Jhumpa Lahiri’s Unaccustomed Earth #1 on NYT Bestseller List

On April 20, Jhumpa Lahiri’s second story collection “Unaccustomed Earth” will debut at #1 on The New York Times Bestseller list.  While this is good news for Lahiri fans who enjoy her richly crafted stories about Indian immigrants, normally well educated Bengalis, adjusting to life in America, it is also good news for the short story.  Lahiri’s collection sits atop a field of novels on the list, muscling past serial novels by Jim Butcher and Jonathan Kellerman.  Read the short write up about it here

Ben Miller reads for One Story

Friday, April 4th was a very special One Story reading because Ben Miller (author of One Story issue #7, The Man in Blue Green) gave every guest a special “Dronx Citizenship Kit.” The goodie bag contained a map of the Dronx (the sixth borough of New York that is the setting for Ben’s new book, Meanwhile in the Dronx…) as well as a book of fantastic drawings by Dale Williams, who illustrated Ben’s novel, and skeleton keys to the city.
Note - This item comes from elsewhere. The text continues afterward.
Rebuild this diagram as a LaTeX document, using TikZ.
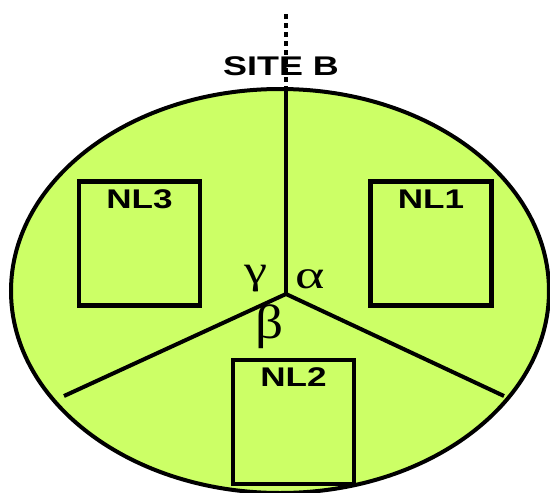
\documentclass[tikz,border=0pt]{standalone}
\usepackage{fontspec}
\setmainfont{Liberation Sans}
\newfontfamily\grk{Liberation Serif}
\usepackage{graphicx}
\definecolor{lime}{RGB}{204,255,102}
\begin{document}
\begin{tikzpicture}[x=1pt,y=-1pt,
  nlbox/.style={draw=black,line width=4.5pt,minimum width=121pt,minimum height=124pt,inner sep=0pt},
  lbl/.style={font=\bfseries\fontsize{27}{27}\selectfont,inner sep=0pt},
  greek/.style={font=\grk\fontsize{40}{40}\selectfont,inner sep=0pt},
  spoke/.style={line width=4pt}]
\useasboundingbox (0,0) rectangle (550,493);
\begin{scope}
\clip (0,0) rectangle (550,493);
\fill[lime,draw=black,line width=4pt] (280,291) ellipse [x radius=269, y radius=202];
\end{scope}
\coordinate (c) at (286,294);
\coordinate (top) at (286,89);
\coordinate (dtop) at (286,14);
\coordinate (lend) at (64,396);
\coordinate (rend) at (504,396);
\node[lbl] (site) at (281,66) {\scalebox{1.33}[1]{SITE B}};
\draw[line width=4.5pt,dash pattern=on 4.5pt off 4.5pt] (dtop) -- (top);
\draw[spoke] (top) -- (c);
\draw[spoke] (c) -- (lend);
\draw[spoke] (c) -- (rend);
\node[nlbox] (nl3) at (139.5,243.5) {};
\node[nlbox] (nl1) at (431,243.5) {};
\node[nlbox] (nl2) at (293.5,422) {};
\node[lbl,anchor=north] (t3) at ([yshift=-10pt]nl3.north) {\scalebox{1.3}[1]{NL3}};
\node[lbl,anchor=north] (t1) at ([yshift=-10pt]nl1.north) {\scalebox{1.3}[1]{NL1}};
\node[lbl,anchor=north] (t2) at ([yshift=-10pt]nl2.north) {\scalebox{1.3}[1]{NL2}};
\node[greek,anchor=base] (g) at (256,283) {\scalebox{1.3}[1]{γ}};
\node[greek,anchor=base] (a) at (310,288) {\scalebox{1.4}[1]{α}};
\node[greek,anchor=base,font=\grk\fontsize{48}{48}\selectfont] (b) at (270,338) {\scalebox{1.15}[1]{β}};
\end{tikzpicture}
\end{document}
Dale also hung copies of his illustrations on the walls of the lounge at Pianos. The Dronx may have been invented by Ben Miller, but after hearing him read a few hilarious sections of the book, this “decrepit purgatorial refuge for citizens who have failed to succeed in the other five boroughs” (as Ben describes it) started to sound familiar. Maybe some of us have been living there along? You can listen to Ben’s excellent reading here.


The Dronx Citizenship Kit

The Dronx Flag, with motto: “If At All Possible…Please, Please Try Not to Tread on Me.”